- _Source data_:
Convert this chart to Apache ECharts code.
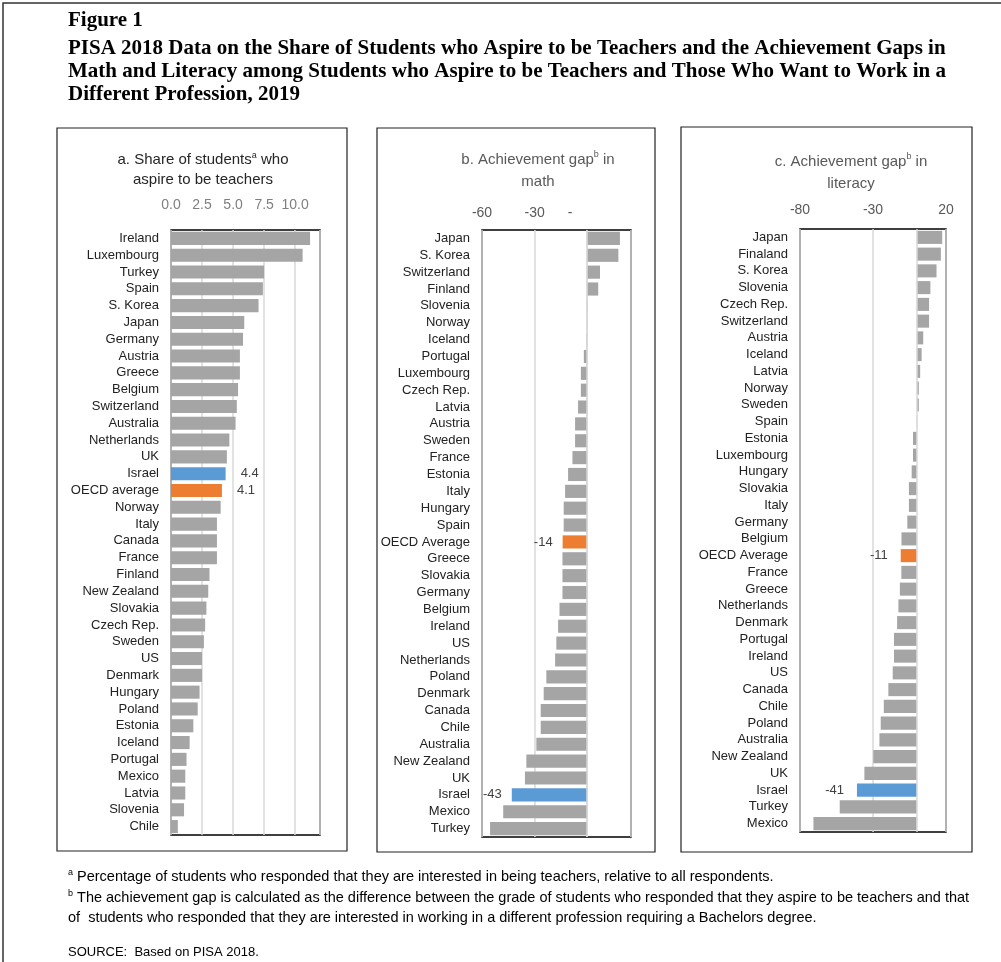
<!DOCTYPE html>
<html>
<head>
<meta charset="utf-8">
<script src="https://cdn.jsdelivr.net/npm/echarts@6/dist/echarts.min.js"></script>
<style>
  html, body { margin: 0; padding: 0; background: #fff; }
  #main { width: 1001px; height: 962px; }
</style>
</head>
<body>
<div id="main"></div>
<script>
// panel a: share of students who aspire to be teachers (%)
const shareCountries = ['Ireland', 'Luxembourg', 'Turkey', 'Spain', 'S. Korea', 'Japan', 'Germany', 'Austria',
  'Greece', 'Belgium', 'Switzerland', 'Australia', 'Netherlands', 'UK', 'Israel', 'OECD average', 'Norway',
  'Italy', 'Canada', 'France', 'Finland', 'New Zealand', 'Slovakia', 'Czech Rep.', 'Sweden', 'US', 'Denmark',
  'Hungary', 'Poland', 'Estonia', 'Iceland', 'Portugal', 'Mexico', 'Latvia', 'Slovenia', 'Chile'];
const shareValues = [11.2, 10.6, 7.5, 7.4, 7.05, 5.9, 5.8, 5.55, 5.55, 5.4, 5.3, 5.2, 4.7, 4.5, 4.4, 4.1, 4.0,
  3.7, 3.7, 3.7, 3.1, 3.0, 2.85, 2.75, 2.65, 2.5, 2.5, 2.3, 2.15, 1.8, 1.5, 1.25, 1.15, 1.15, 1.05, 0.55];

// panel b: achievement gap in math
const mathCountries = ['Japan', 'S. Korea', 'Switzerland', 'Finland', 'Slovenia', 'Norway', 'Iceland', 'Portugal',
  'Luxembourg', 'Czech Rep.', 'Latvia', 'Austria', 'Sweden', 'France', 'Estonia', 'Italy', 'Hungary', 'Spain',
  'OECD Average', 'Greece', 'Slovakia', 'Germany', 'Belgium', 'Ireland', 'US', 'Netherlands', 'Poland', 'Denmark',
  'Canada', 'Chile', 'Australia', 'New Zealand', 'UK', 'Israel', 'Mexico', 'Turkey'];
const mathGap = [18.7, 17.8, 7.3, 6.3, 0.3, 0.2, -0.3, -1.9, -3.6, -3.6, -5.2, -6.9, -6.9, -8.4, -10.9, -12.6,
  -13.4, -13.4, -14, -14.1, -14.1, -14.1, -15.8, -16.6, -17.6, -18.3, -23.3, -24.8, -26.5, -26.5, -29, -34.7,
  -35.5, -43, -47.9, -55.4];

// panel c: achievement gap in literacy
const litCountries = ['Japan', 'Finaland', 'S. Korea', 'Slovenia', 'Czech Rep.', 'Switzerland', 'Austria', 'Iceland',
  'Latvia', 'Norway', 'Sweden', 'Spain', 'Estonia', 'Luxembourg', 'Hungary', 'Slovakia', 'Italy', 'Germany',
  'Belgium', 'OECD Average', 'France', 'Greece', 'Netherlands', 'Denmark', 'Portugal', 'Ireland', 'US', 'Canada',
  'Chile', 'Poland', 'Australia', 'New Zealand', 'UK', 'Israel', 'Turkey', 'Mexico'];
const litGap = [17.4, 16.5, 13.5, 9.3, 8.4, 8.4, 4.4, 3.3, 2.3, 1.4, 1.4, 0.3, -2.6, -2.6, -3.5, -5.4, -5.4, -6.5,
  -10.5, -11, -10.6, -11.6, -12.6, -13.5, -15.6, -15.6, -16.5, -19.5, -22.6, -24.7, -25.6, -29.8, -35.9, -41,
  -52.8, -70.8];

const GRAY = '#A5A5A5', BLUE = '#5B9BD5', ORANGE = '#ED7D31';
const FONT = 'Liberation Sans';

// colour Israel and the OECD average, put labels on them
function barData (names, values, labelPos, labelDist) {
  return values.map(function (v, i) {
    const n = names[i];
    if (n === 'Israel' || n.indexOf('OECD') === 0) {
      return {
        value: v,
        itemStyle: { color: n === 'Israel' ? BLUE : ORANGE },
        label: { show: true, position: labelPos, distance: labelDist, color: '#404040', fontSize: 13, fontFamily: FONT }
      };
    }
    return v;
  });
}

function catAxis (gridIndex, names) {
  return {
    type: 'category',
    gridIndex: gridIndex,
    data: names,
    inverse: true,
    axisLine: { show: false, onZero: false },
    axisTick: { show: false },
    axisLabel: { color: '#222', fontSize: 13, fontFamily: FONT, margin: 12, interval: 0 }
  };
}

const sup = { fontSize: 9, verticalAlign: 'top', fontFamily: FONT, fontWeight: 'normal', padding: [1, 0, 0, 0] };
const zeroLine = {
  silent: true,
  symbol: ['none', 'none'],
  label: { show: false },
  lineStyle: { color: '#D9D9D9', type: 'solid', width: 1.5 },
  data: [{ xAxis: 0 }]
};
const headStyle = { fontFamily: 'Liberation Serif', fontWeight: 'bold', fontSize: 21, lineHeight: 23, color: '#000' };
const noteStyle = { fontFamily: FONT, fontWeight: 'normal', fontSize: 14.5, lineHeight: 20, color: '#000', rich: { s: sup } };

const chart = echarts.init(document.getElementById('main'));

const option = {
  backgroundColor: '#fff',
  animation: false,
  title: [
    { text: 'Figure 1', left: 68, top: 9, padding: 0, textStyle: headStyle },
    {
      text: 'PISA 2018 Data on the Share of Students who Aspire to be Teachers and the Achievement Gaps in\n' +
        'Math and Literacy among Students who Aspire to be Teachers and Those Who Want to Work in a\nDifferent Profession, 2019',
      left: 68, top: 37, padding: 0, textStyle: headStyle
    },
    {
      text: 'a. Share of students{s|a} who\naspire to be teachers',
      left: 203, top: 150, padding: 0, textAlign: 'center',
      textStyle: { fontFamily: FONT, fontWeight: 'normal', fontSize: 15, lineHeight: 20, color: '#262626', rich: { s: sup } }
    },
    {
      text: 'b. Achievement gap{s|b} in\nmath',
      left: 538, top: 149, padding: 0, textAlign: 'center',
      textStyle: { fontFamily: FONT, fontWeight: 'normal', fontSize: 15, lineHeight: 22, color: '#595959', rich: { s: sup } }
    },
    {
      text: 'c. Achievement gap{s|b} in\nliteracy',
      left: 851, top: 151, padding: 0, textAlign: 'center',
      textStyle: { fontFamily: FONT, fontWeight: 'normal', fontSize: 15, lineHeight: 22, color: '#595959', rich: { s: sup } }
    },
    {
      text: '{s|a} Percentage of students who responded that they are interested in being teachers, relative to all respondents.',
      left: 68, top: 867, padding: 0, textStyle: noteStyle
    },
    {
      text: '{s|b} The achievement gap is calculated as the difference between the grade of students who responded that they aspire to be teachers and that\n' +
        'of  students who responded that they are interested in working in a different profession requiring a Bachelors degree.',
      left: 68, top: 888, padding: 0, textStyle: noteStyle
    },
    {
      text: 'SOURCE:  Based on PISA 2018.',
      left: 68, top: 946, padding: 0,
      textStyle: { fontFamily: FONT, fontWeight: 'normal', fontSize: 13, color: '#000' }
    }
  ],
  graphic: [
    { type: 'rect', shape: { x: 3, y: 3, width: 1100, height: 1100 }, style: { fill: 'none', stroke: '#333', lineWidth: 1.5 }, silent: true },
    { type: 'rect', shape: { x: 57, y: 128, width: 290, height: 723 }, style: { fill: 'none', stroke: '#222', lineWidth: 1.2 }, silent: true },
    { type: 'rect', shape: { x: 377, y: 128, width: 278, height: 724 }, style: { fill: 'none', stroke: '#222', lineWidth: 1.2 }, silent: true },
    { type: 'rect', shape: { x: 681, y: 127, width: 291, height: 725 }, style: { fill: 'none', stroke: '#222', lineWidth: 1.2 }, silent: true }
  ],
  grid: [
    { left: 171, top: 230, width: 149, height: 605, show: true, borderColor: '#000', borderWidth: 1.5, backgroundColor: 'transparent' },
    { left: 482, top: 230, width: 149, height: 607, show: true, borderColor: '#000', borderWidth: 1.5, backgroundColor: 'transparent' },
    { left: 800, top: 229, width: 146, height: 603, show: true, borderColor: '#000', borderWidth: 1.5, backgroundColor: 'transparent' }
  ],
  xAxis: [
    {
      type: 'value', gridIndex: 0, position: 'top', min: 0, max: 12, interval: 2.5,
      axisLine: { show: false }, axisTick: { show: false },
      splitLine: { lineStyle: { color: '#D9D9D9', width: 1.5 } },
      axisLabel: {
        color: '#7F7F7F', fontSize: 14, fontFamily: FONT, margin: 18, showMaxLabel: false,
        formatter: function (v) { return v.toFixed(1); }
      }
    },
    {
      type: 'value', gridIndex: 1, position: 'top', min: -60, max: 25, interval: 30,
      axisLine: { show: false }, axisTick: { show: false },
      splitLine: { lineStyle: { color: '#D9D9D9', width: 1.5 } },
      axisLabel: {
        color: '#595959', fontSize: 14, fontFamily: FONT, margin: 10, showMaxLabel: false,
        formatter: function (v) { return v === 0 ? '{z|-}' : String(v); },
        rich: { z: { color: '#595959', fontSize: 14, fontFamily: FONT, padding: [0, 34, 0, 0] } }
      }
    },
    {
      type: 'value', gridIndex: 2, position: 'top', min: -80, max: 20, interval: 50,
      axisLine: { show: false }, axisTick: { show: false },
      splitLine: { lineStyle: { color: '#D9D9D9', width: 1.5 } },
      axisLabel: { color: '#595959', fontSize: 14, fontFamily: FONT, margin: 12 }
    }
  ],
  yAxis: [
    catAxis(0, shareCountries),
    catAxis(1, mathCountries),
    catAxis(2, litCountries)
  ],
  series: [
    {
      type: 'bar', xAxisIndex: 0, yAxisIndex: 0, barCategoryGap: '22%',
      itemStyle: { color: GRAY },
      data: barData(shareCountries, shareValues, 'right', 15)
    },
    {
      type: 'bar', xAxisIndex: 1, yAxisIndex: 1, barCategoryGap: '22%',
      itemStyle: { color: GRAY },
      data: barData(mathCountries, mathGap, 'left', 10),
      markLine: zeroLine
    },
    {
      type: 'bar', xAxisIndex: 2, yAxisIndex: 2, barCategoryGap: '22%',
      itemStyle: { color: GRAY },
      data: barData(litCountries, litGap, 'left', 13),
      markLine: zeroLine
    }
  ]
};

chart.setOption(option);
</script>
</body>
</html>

- _What is needed_:
Up to and including the line containing "1.15, 1.05, 0.55];", repeat every line from the start of the data, but none of the pictures.

- _Exercise answer_:
Convert this chart to Apache ECharts code.
<!DOCTYPE html>
<html>
<head>
<meta charset="utf-8">
<script src="https://cdn.jsdelivr.net/npm/echarts@6/dist/echarts.min.js"></script>
<style>
  html, body { margin: 0; padding: 0; background: #fff; }
  #main { width: 1001px; height: 962px; }
</style>
</head>
<body>
<div id="main"></div>
<script>
// panel a: share of students who aspire to be teachers (%)
const shareCountries = ['Ireland', 'Luxembourg', 'Turkey', 'Spain', 'S. Korea', 'Japan', 'Germany', 'Austria',
  'Greece', 'Belgium', 'Switzerland', 'Australia', 'Netherlands', 'UK', 'Israel', 'OECD average', 'Norway',
  'Italy', 'Canada', 'France', 'Finland', 'New Zealand', 'Slovakia', 'Czech Rep.', 'Sweden', 'US', 'Denmark',
  'Hungary', 'Poland', 'Estonia', 'Iceland', 'Portugal', 'Mexico', 'Latvia', 'Slovenia', 'Chile'];
const shareValues = [11.2, 10.6, 7.5, 7.4, 7.05, 5.9, 5.8, 5.55, 5.55, 5.4, 5.3, 5.2, 4.7, 4.5, 4.4, 4.1, 4.0,
  3.7, 3.7, 3.7, 3.1, 3.0, 2.85, 2.75, 2.65, 2.5, 2.5, 2.3, 2.15, 1.8, 1.5, 1.25, 1.15, 1.15, 1.05, 0.55];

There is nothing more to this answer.